We work across roofing, gutters, siding, and broader exterior restoration planning, so we see how often a clean-looking estimate still leaves out small but important roof-system details. Drip edge, starter, and ridge accessories may not be glamorous, but they are part of what turns a pile of materials into a finished roof.
If you want help comparing a contractor scope sheet to a carrier estimate, contact our team. We can help you review whether the written scope is complete, whether a supplement makes sense, and which questions are worth answering before anyone tears off the old roof.
Trying to figure out whether a low roof estimate is truly efficient or just missing key accessories? We can help you compare the edge details, starter assumptions, ridge scope, and line-item logic before you sign.
FAQ
Does every roof insurance estimate need separate line items for drip edge, starter, and ridge cap?

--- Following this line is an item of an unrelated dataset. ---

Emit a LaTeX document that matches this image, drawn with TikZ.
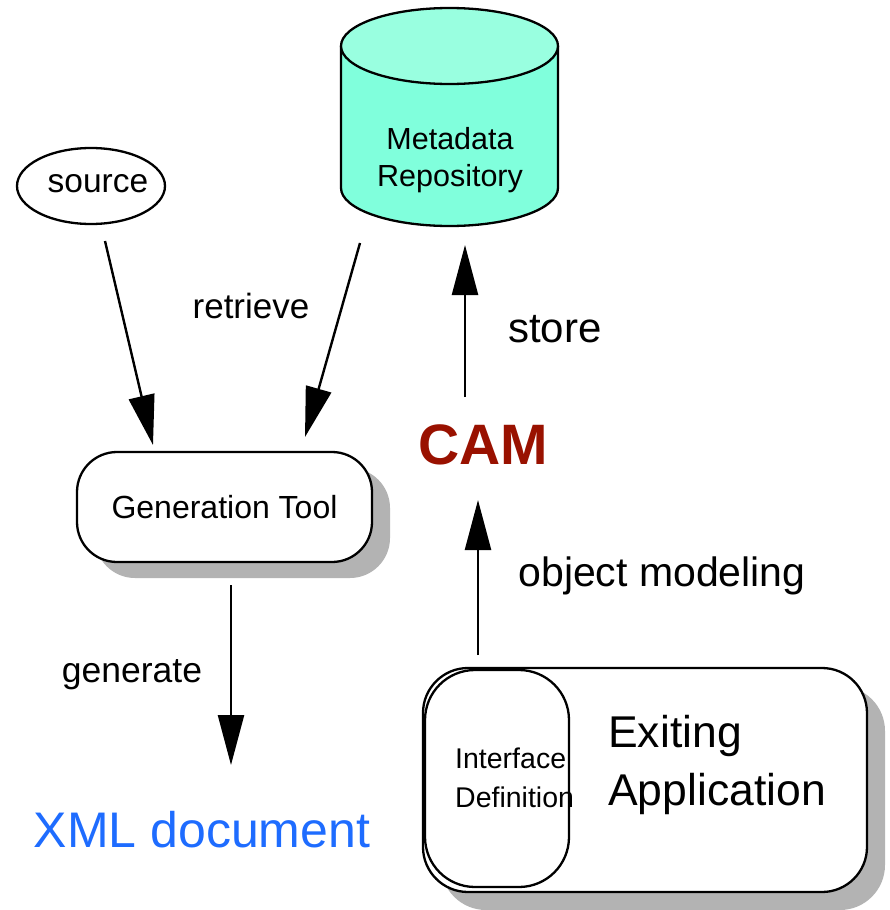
\documentclass[tikz,border=0pt]{standalone}
\usepackage{fontspec}
\setmainfont{Liberation Sans}
\usetikzlibrary{arrows.meta}
\definecolor{camred}{RGB}{153,17,0}
\definecolor{xmlblue}{RGB}{30,108,255}
\definecolor{cylbody}{RGB}{128,255,220}
\definecolor{cyltop}{RGB}{153,255,224}
\definecolor{shadowgray}{RGB}{179,179,179}
\newcommand{\fs}[1]{\fontsize{#1}{#1}\selectfont}
\tikzset{
  arr/.style={line width=2.4pt, -{Triangle[length=50pt,width=26pt]}},
  outline/.style={line width=2.3pt, draw=black},
  lbl/.style={inner sep=0pt, text=black},
}
\begin{document}
\begin{tikzpicture}[x=1pt,y=-1pt]
\useasboundingbox (0,0) rectangle (890,910);
\fill[white] (0,0) rectangle (890,910);

% cylinder
\fill[cylbody] (341,46) -- (341,188) arc[start angle=180,end angle=360,x radius=108.5,y radius=-38] -- (558,46) -- cycle;
\draw[outline] (341,46) -- (341,188) arc[start angle=180,end angle=360,x radius=108.5,y radius=-38] -- (558,46);
\draw[outline, fill=cyltop] (449.5,46) ellipse[x radius=108.5, y radius=38];
\node[lbl, align=center, font=\fs{30.5}] (repo) at (450,160) {Metadata\\[7pt]Repository};

% source ellipse
\draw[outline] (91,186) ellipse[x radius=74, y radius=38];
\node[lbl, font=\fs{33.5}] (source) at (98,184) {source};

% generation tool
\fill[shadowgray, rounded corners=40pt] (95,468) rectangle (390,578);
\node[outline, fill=white, rounded corners=40pt, minimum width=295pt, minimum height=110pt, inner sep=0pt, font=\fs{32}] (gen) at (224.5,507) {Generation Tool};

% existing application
\fill[shadowgray, rounded corners=45pt] (441,686) rectangle (885,910);
\node[outline, fill=white, rounded corners=45pt, minimum width=444pt, minimum height=224pt, inner sep=0pt] (app) at (645,780) {};
\node[outline, fill=white, rounded corners=50pt, minimum width=144pt, minimum height=217pt, inner sep=0pt] (iface) at (497,778.5) {};
\node[lbl, anchor=west, align=left, font=\fs{28.5}] (ifacetext) at (455,778) {Interface\\[10pt]Definition};
\node[lbl, anchor=west, align=left, font=\fs{44.5}] (apptext) at (608,765) {Exiting\\[14pt]Application};

% free texts
\node[lbl, font=\fs{57}\bfseries, text=camred] (cam) at (483,445) {CAM};
\node[lbl, font=\fs{50}, text=xmlblue] (xml) at (202,830) {XML document};
\node[lbl, font=\fs{35}] (retrieve) at (251,306) {retrieve};
\node[lbl, font=\fs{42}] (store) at (555,329) {store};
\node[lbl, font=\fs{41}] (objmod) at (662,576) {object modeling};
\node[lbl, font=\fs{35.5}] (generate) at (132,675) {generate};

% connector end points
\coordinate (s1) at (105,241);
\coordinate (s2) at (153,445);
\coordinate (r1) at (360,243);
\coordinate (r2) at (305,437);
\coordinate (st1) at (465,397);
\coordinate (st2) at (465,245);
\coordinate (o1) at (478,655);
\coordinate (o2) at (478,500);
\coordinate (g1) at (231,585);
\coordinate (g2) at (231,765);

\draw[arr] (s1) -- (s2);
\draw[arr] (r1) -- (r2);
\draw[arr] (st1) -- (st2);
\draw[arr] (o1) -- (o2);
\draw[arr] (g1) -- (g2);
\end{tikzpicture}
\end{document}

Not always as separate standalone lines, but the scope should still make it clear that those components are included somewhere if they are part of the roofing system being installed.
Is missing drip edge always an insurance issue?
Not automatically. Sometimes it belongs in a supplement, and sometimes the conversation is really about whether existing materials are being reused. The key is whether the written scope still describes a complete and defensible roof assembly.
Why is starter strip such a big deal if it is a relatively small material cost?
Because starter affects wind resistance, edge sealing, and compliance with common shingle installation methods. A small material omission can still create a big scope problem.
If ridge vent already exists, should the estimate always mention it?
Usually the estimate should make clear whether the existing ridge vent is being reused, replaced, or adjusted. Homeowners should not be left guessing how the ridge assembly is being handled.
What is the biggest red flag in these estimates?
The biggest red flag is when the estimate looks complete at a glance but says very little about the roof edges, first course, and ridge finish details that make the roof system whole.